The end has come! Maybe. Possibly. I think. Radar has posted what could possibly be the finale in their Melocaust on Our Souls series. Mel Gibson surprisingly doesn’t end things by screaming out the word cunt until even Lucifer sticks plugs in his ears and sends Mel a basket filled with the good shit, an enema, a jar of jacuzzi water, Sleepytime Tea and a Fleshlight in the shape of Eva Braun’s mouth.
The rage pores on Mel’s tonsils have finally silenced him and he tells OctoSana in his last voicemail to her: “I want to talk reasonably about schedules and how we — I haven’t got a voice left — how we go further, ummmm — just reasonably. There is no passion left, anyway, so I don’t need to get mad.”

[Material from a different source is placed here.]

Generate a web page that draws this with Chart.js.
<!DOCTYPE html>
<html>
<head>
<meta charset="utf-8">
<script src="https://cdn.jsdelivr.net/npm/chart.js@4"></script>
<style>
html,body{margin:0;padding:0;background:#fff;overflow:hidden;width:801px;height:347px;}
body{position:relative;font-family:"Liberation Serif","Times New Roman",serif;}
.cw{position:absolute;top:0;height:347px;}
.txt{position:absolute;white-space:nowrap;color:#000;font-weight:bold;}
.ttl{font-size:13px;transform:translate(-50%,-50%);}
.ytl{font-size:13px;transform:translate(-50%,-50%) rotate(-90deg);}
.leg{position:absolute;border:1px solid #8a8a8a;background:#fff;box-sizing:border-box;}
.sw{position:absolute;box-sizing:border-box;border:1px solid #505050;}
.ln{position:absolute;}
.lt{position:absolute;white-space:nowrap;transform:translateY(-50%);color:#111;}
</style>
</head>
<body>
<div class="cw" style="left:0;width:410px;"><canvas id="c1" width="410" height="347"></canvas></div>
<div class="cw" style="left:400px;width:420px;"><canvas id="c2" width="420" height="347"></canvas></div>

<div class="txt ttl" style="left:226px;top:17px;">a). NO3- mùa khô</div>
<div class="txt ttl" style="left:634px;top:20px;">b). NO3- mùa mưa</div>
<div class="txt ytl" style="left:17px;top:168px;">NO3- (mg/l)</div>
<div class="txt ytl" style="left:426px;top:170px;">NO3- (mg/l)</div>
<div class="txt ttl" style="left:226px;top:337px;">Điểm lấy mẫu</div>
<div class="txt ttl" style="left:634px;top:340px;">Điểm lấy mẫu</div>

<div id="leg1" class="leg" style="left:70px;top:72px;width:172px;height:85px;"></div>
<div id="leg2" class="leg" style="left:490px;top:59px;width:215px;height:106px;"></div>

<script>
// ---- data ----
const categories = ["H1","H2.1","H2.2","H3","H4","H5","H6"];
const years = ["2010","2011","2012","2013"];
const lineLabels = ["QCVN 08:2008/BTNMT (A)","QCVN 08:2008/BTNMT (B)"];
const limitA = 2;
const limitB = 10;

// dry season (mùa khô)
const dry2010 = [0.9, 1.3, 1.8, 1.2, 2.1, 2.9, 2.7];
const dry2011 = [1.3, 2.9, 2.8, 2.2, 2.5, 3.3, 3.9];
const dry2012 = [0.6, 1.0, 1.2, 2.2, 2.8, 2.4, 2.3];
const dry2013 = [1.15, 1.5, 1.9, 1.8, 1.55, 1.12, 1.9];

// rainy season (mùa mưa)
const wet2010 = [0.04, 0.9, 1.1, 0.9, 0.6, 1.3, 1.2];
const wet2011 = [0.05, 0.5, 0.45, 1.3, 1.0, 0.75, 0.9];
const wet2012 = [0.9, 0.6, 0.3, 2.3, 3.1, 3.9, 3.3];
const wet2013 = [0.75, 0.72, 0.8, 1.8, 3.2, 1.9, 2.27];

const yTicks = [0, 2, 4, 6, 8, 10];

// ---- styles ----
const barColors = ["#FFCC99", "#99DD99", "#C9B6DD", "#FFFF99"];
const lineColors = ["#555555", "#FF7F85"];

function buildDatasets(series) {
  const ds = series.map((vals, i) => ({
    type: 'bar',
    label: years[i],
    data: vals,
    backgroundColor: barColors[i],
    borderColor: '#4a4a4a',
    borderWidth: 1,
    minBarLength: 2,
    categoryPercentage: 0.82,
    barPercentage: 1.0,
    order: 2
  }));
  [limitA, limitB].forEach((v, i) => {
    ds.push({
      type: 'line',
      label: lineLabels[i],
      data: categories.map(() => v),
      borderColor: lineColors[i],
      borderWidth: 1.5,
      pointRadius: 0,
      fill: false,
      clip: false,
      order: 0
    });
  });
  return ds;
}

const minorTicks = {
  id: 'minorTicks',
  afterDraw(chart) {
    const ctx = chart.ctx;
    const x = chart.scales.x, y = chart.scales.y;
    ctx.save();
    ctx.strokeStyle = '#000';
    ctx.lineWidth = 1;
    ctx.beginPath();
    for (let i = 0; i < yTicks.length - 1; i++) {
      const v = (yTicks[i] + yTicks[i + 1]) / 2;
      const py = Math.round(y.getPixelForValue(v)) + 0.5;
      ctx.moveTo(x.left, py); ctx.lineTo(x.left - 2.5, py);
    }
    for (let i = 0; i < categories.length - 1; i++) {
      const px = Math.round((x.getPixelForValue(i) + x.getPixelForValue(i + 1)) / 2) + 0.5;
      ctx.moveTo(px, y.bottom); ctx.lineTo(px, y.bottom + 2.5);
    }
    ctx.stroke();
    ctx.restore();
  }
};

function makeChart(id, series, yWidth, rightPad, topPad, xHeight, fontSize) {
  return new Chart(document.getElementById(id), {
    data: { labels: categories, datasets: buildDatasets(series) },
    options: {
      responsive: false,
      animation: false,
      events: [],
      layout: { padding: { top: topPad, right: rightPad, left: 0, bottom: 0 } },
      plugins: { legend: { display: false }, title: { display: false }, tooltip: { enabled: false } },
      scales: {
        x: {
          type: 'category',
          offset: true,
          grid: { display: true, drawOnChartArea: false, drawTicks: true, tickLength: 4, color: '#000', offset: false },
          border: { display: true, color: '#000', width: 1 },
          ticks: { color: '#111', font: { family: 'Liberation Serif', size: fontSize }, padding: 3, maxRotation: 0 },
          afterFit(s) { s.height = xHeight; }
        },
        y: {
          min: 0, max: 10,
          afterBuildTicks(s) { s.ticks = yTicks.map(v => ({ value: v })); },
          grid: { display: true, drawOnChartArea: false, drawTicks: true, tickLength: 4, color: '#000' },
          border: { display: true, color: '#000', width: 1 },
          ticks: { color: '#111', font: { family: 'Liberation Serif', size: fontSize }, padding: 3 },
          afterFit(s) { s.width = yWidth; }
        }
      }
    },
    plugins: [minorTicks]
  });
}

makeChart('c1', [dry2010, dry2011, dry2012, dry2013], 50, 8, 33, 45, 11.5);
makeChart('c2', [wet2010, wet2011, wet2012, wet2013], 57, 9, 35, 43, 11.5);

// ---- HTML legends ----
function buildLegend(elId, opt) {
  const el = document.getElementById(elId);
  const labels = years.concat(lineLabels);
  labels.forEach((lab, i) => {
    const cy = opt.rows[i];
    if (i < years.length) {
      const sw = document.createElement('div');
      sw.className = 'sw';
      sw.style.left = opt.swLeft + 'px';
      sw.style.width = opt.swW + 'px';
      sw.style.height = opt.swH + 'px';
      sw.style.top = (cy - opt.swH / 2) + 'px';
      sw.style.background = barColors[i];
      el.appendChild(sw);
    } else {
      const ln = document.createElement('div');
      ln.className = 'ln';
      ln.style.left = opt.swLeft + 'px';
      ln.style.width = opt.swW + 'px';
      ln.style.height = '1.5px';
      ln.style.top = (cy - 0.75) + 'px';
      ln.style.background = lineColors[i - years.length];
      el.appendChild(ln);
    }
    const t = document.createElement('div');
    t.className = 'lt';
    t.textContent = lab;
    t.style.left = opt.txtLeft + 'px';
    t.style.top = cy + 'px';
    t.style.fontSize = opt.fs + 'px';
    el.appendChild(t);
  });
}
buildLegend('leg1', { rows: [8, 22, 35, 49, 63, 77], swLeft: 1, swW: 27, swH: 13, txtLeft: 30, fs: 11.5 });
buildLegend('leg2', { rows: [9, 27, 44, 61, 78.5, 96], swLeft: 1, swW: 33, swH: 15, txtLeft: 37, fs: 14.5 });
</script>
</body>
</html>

Mel doesn’t even throw in one last “stupid cunt whore.” He sounds defeated, sad and likes he’s cradling his Hitler Teddy Bear while sucking his thumb. I’m on the edge of feeling sorry for him, but then I stop myself because this could be a trick! It’s like at the end of The Good Son when evil ass Macauly Culkin is begging Wendy Crewson to save him instead of Elijah Wood. And she’s almost falling for it, but then she sees the crazy twinkling in his, so she let’s go. It’s kind of like that.
BUT SERIOUSLY, maybe Mel sounds so calm because he finally got a FUCKING BLOW JOB BEFORE JACUZZI! That’s the sound of release.